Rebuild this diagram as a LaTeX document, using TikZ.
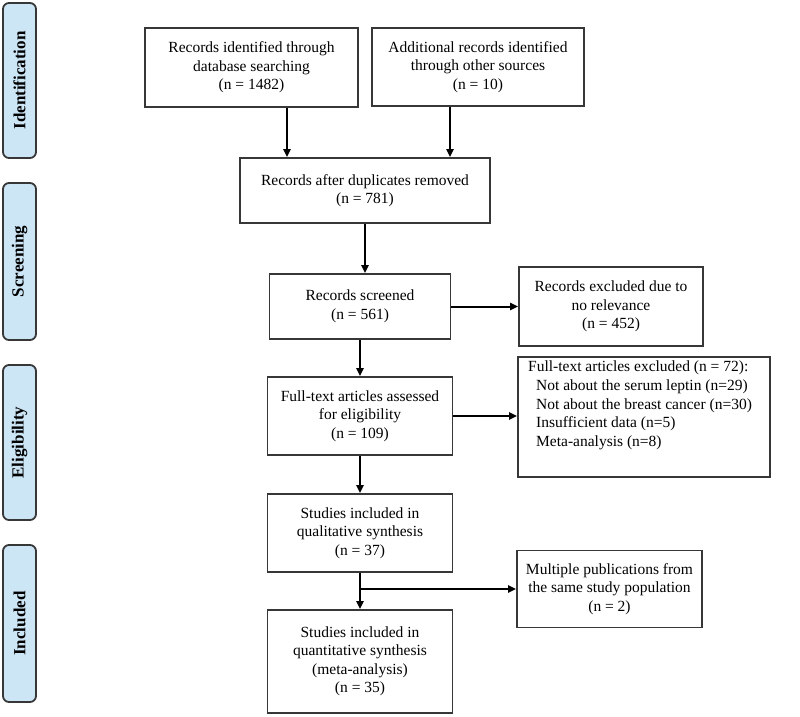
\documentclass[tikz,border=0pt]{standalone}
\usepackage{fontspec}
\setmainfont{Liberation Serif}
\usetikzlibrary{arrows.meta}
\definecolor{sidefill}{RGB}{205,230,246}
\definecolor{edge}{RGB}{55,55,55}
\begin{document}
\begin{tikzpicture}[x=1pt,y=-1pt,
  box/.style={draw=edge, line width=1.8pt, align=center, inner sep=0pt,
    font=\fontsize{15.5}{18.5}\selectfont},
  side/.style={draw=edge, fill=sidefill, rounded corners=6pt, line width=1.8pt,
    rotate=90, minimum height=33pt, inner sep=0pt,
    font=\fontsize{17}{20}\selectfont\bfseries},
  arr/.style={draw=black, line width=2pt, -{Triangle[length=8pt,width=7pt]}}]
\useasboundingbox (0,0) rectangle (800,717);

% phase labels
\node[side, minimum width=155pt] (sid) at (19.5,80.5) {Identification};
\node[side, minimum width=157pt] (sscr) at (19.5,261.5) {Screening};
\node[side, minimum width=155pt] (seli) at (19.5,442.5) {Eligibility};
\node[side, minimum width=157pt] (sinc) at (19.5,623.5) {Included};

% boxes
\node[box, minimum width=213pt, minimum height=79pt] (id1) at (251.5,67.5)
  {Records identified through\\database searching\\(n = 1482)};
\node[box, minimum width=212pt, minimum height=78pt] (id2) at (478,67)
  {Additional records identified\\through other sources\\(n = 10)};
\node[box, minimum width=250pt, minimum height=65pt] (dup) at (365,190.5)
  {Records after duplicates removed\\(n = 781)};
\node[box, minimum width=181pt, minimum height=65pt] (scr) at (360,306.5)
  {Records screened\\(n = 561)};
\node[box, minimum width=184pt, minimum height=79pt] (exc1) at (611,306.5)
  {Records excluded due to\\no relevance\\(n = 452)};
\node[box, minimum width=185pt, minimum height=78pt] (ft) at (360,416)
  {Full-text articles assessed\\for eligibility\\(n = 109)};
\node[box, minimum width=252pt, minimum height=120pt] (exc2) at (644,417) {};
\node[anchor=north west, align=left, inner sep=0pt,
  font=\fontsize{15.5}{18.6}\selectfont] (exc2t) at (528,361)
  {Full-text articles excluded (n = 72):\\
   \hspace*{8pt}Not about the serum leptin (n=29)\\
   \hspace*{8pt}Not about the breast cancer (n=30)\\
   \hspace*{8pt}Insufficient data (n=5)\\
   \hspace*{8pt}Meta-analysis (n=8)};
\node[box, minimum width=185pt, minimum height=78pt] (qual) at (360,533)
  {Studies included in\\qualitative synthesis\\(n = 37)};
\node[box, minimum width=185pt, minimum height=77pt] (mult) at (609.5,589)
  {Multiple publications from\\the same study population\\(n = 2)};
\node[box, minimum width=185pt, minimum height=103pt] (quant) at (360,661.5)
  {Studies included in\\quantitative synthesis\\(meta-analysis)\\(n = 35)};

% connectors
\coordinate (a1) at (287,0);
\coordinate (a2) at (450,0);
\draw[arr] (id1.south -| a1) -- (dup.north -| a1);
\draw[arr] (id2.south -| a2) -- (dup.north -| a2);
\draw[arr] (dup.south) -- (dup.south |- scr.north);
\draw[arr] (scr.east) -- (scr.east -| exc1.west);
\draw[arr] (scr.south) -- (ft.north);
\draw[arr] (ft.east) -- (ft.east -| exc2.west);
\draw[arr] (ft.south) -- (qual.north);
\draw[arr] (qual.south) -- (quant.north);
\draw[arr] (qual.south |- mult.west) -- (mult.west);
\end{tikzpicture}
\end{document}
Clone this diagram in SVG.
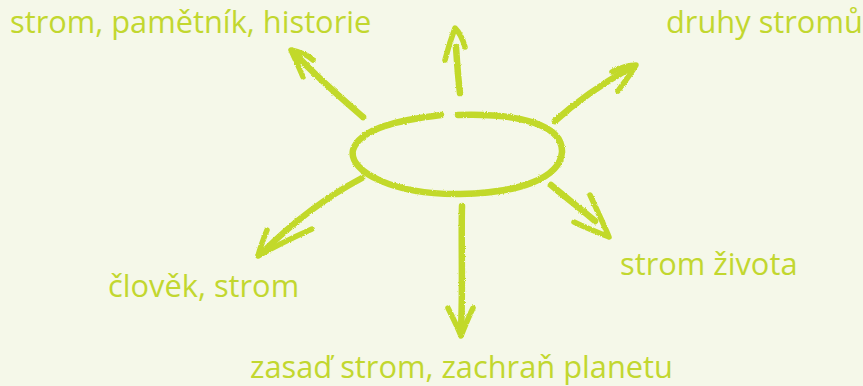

● **Exercise task**: Copy nothing but the lines from the first one in the listing through the line with "minimum width=157pt] (sinc)", and omit the pictures.

● **Solution to this exercise**:
Rebuild this diagram as a LaTeX document, using TikZ.
\documentclass[tikz,border=0pt]{standalone}
\usepackage{fontspec}
\setmainfont{Liberation Serif}
\usetikzlibrary{arrows.meta}
\definecolor{sidefill}{RGB}{205,230,246}
\definecolor{edge}{RGB}{55,55,55}
\begin{document}
\begin{tikzpicture}[x=1pt,y=-1pt,
  box/.style={draw=edge, line width=1.8pt, align=center, inner sep=0pt,
    font=\fontsize{15.5}{18.5}\selectfont},
  side/.style={draw=edge, fill=sidefill, rounded corners=6pt, line width=1.8pt,
    rotate=90, minimum height=33pt, inner sep=0pt,
    font=\fontsize{17}{20}\selectfont\bfseries},
  arr/.style={draw=black, line width=2pt, -{Triangle[length=8pt,width=7pt]}}]
\useasboundingbox (0,0) rectangle (800,717);

% phase labels
\node[side, minimum width=155pt] (sid) at (19.5,80.5) {Identification};
\node[side, minimum width=157pt] (sscr) at (19.5,261.5) {Screening};
\node[side, minimum width=155pt] (seli) at (19.5,442.5) {Eligibility};
\node[side, minimum width=157pt] (sinc) at (19.5,623.5) {Included};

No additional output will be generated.